Medium to longer–term

  • De facto partition of Sudan: With Darfur under RSF, the conflict map of Sudan increasingly looks like one half under SAF, the other under RSF or its proxies. Future peace settlements may recognise this new fact on the ground.
  • Power shift away from central government/SAF: The SAF and Khartoum’s ability to project force in Darfur has been degraded. This weakens the centre and strengthens peripheral/regional actors.
  • Resource & economic payoff: The RSF will use urban control in Darfur to extract rents, dominate trade routes, monopolise state apparatuses in the region. This could entrench the RSF as a de‑facto regional power rather than just a paramilitary actor.
  • Increased ethnic cleansing / regional destabilisation: The takeover intensifies fears among non‑Arab Darfur groups of forced displacement and reprisal. This could trigger further refugee flows, regional spill‑over into Chad/Central African Republic, new insurgencies.
  • International response & accountability: With mounting evidence of mass atrocities, there is likely increased pressure for sanctions, ICC referrals, humanitarian interventions—but given the chaos, such responses may be reactive, limited, and delayed.

Bottom Line

The fall of El Fasher is less just a city capture and more a strategic tipping‑point in Sudan’s war. The RSF are no longer just a rebel force—they are governing a major region. The SAF’s retreat from Darfur signals a weakening of the Sudanese state’s monopoly of force in one of its historic hotspots. For civilians, the reality is bleak: the siege has already inflicted untold suffering; now the RSF’s control may institutionalise repression and economic extraction.

From a geostrategic lens: this moment reconfigures Sudan’s war into a regionalised conflict with strong parallels to state‑fragmentation.

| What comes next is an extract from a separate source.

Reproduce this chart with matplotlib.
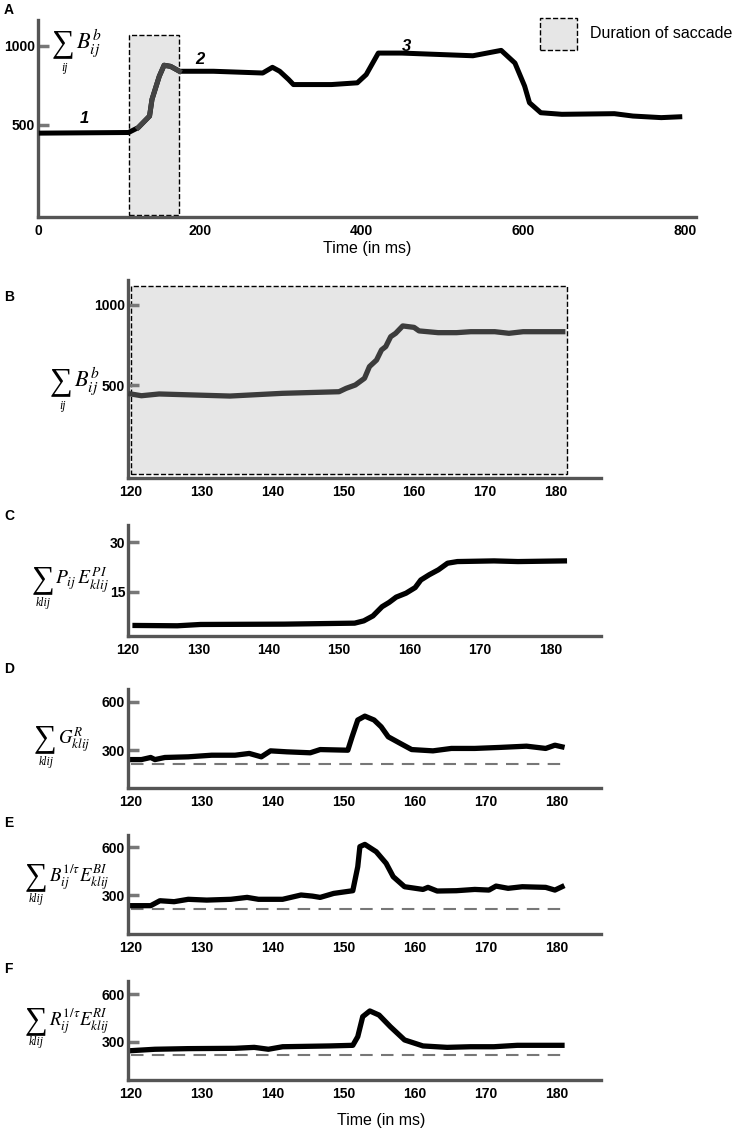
import matplotlib
matplotlib.use("Agg")
import matplotlib.pyplot as plt
from matplotlib.patches import Rectangle

plt.rcParams['font.family'] = ['Liberation Sans Narrow', 'Liberation Sans', 'DejaVu Sans']
plt.rcParams['mathtext.fontset'] = 'stix'

# ---- data ----
a_t = [1, 112, 124, 138, 141, 150, 156, 164, 175, 217, 278, 290, 299, 310, 316, 363,
       395, 406, 421, 450, 538, 573, 590, 602, 608, 622, 648, 713, 736, 771, 797]
a_v = [448, 452, 483, 556, 661, 807, 877, 870, 839, 839, 828, 864, 839, 787, 755, 755,
       766, 818, 954, 954, 937, 971, 891, 745, 640, 577, 567, 571, 556, 546, 552]
saccade_a = (113, 175)

b_t = [120, 121.5, 124, 134, 141.4, 149.4, 150.4, 151.7, 153, 153.7, 154.7, 155.4, 156,
       156.7, 157.4, 158.4, 160, 160.7, 163.4, 166, 168, 171.4, 173.4, 175.4, 181]
b_v = [444, 433, 444, 431, 448, 458, 479, 500, 542, 615, 656, 719, 740,
       802, 823, 869, 860, 838, 827, 827, 833, 833, 823, 833, 833]
saccade_b = (120, 181.6)

c_t = [121, 127, 130.3, 142.2, 152.2, 153.5, 154.8, 156.1, 157.1, 158.1, 159.5, 160.8,
       161.6, 162.8, 164.1, 165.4, 166.8, 172, 175.4, 182]
c_v = [4.8, 4.7, 5.1, 5.2, 5.5, 6.2, 7.7, 10.5, 11.8, 13.4, 14.6, 16.3,
       18.6, 20.2, 21.7, 23.7, 24.2, 24.4, 24.2, 24.4]

d_t = [120, 121.5, 122.8, 123.4, 124.8, 128.1, 129.4, 131.4, 134.7, 136.7, 138.4, 139.7,
       142, 145.3, 146.7, 150.6, 151.2, 152, 153, 154.3, 155.3, 156.3, 158, 159.6, 162.6,
       165.2, 168.5, 171.9, 175.8, 178.5, 179.8, 180.8]
d_v = [242, 242, 255, 242, 255, 259, 263, 269, 269, 280, 259, 296,
       290, 284, 304, 300, 383, 487, 511, 487, 445, 383, 342, 304, 296,
       311, 311, 317, 325, 311, 331, 321]

e_t = [120, 122.8, 124.1, 126.1, 128.1, 130.7, 134.1, 136.4, 138, 141.4, 144, 145.6,
       146.7, 148.6, 151.3, 152, 152.3, 153, 154.6, 156, 157, 158.6, 161.2, 161.9, 163.2,
       165.9, 168.5, 170.5, 171.5, 173.2, 175.2, 178.5, 179.8, 180.8]
e_v = [233, 233, 264, 258, 273, 268, 273, 285, 273, 273, 300, 293,
       285, 310, 327, 478, 604, 618, 572, 499, 415, 352, 335, 348, 325,
       327, 335, 331, 356, 342, 352, 348, 331, 352]

f_t = [120, 123.4, 128.1, 134.7, 137.4, 139.4, 141.4, 148, 151.3, 152, 152.7, 153.7,
       155, 156.6, 158.6, 161.2, 164.6, 167.9, 171.2, 174.5, 180.8]
f_v = [243, 252, 256, 258, 264, 252, 268, 273, 277, 332, 459, 495,
       469, 395, 311, 273, 264, 268, 268, 277, 277]

baseline = [217, 214, 216]  # dashed reference level in D, E, F

zoom_ticks = [120, 130, 140, 150, 160, 170, 180]

W, H = 737, 1130
fig = plt.figure(figsize=(W / 100, H / 100), dpi=100)
SERIF = ['Liberation Serif', 'DejaVu Serif']


def box(l, t, r, b):
    return [l / W, 1 - b / H, (r - l) / W, (b - t) / H]


def style(ax, xticks, yticks):
    for s in ['top', 'right']:
        ax.spines[s].set_visible(False)
    for s in ['left', 'bottom']:
        ax.spines[s].set_color('#555555')
        ax.spines[s].set_linewidth(2.4)
    ax.set_xticks(xticks)
    ax.set_yticks(yticks)
    ax.tick_params(axis='x', length=0, pad=5, labelsize=10)
    ax.tick_params(axis='y', direction='in', length=8, width=2.5, color='#777777',
                   pad=2, labelsize=10)
    for lab in ax.get_xticklabels() + ax.get_yticklabels():
        lab.set_fontweight('bold')


def sum_label(sx, sy, sub, subx, suby, body, bx, by, bsize=15):
    # sigma, its index set underneath, then the summand
    fig.text(sx / W, 1 - sy / H, '\u2211', fontsize=23, ha='left', va='center', family=SERIF)
    fig.text(subx / W, 1 - suby / H, sub, fontsize=8.5, ha='center', va='center',
             family=SERIF, style='italic')
    fig.text(bx / W, 1 - by / H, body, fontsize=bsize, ha='left', va='center')


# ---- A ----
axA = fig.add_axes(box(38, 20, 696, 217))
axA.add_patch(Rectangle((saccade_a[0], -72), saccade_a[1] - saccade_a[0], 1140,
                        fc='#e6e6e6', ec='black', ls='--', lw=1, zorder=1))
axA.plot(a_t, a_v, color='black', lw=3.6, zorder=3, solid_capstyle='butt')
ins = [(t, v) for t, v in zip(a_t, a_v) if saccade_a[0] <= t <= saccade_a[1]]
axA.plot([p[0] for p in ins], [p[1] for p in ins], color='#444444', lw=3.6, zorder=4)
axA.set_xlim(0, 814)
axA.set_ylim(-82, 1163)
style(axA, [0, 200, 400, 600, 800], [500, 1000])
axA.set_xlabel('Time (in ms)', fontsize=11.5, labelpad=2)
for txt, x, y in [('1', 57, 540), ('2', 200, 916), ('3', 456, 996)]:
    axA.text(x, y, txt, fontsize=12, fontweight='bold', style='italic', ha='center',
             va='center', family=['Liberation Sans', 'DejaVu Sans'])
sum_label(52, 44, 'ij', 65, 68, r'$B_{ij}^{b}$', 76, 43, bsize=16)

# legend
fig.patches.append(Rectangle((540 / W, 1 - 50 / H), 37 / W, 32 / H, transform=fig.transFigure,
                             fc='#e6e6e6', ec='black', ls='--', lw=1))
fig.text(590 / W, 1 - 34 / H, 'Duration of saccade', fontsize=11.5, va='center', ha='left')

# ---- B ----
axB = fig.add_axes(box(128, 280, 601, 478))
axB.add_patch(Rectangle((saccade_b[0], -56), saccade_b[1] - saccade_b[0], 1176,
                        fc='#e6e6e6', ec='black', ls='--', lw=1, zorder=1))
axB.plot(b_t, b_v, color='#3c3c3c', lw=3.8, zorder=3)
axB.set_xlim(119.6, 186.4)
axB.set_ylim(-81, 1156)
style(axB, zoom_ticks, [500, 1000])
sum_label(50, 382, 'ij', 63, 406, r'$B_{ij}^{b}$', 74, 381, bsize=16)

# ---- C ----
axC = fig.add_axes(box(128, 525, 601, 636))
axC.plot(c_t, c_v, color='black', lw=3.8)
axC.set_xlim(120.5, 187.2)
axC.set_ylim(1.6, 35.3)
style(axC, zoom_ticks, [15, 30])
sum_label(32, 580, 'klij', 43, 603, r'$P_{ij}\,E_{klij}^{PI}$', 55, 580, bsize=14)

# ---- D, E, F ----
rows = [
    (d_t, d_v, baseline[0], (689, 788), (66, 679),
     (34, 739, 46, 762, 58, 740), r'$G_{klij}^{R}$'),
    (e_t, e_v, baseline[1], (835, 934), (55, 677),
     (25, 877, 36, 899, 49, 877), r'$B_{ij}^{1/\tau}E_{klij}^{BI}$'),
    (f_t, f_v, baseline[2], (981, 1080), (57, 685),
     (25, 1021, 36, 1042, 49, 1021), r'$R_{ij}^{1/\tau}E_{klij}^{RI}$'),
]
for t, v, base, (top, bot), ylim, pos, body in rows:
    ax = fig.add_axes(box(128, top, 601, bot))
    ax.plot([120, 181.5], [base, base], color='#777777', lw=1.5, ls=(0, (6, 4)))
    ax.plot(t, v, color='black', lw=3.8)
    ax.set_xlim(119.6, 186.3)
    ax.set_ylim(*ylim)
    style(ax, zoom_ticks, [300, 600])
    sx, sy, ux, uy, bx, by = pos
    sum_label(sx, sy, 'klij', ux, uy, body, bx, by, bsize=13.5)

fig.text(381 / W, 1 - 1120 / H, 'Time (in ms)', fontsize=11.5, ha='center', va='center')

# panel letters
for letter, y in [('A', 10), ('B', 297), ('C', 516), ('D', 669), ('E', 823), ('F', 969)]:
    fig.text(4 / W, 1 - y / H, letter, fontsize=10, fontweight='bold', va='center',
             family=['Liberation Sans', 'DejaVu Sans'])

fig.savefig('out.png', dpi=100)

The major question now is: will the international system—or Sudan’s remaining political factions—find a way to contain this slide into regional war, mass atrocity and permanent division? So far the answer appears negative.

“We came from a place of suffering, and the wind blew us into a place of mourning. Still we kept moving, naming our losses as we walked.”
— Leila AboulelaLyrics Alley (Sudanese-British author)

This line reflects the layered dispossession and grief experienced in Darfur—across generations, across frontlines—where “naming our losses” is all that remains for many.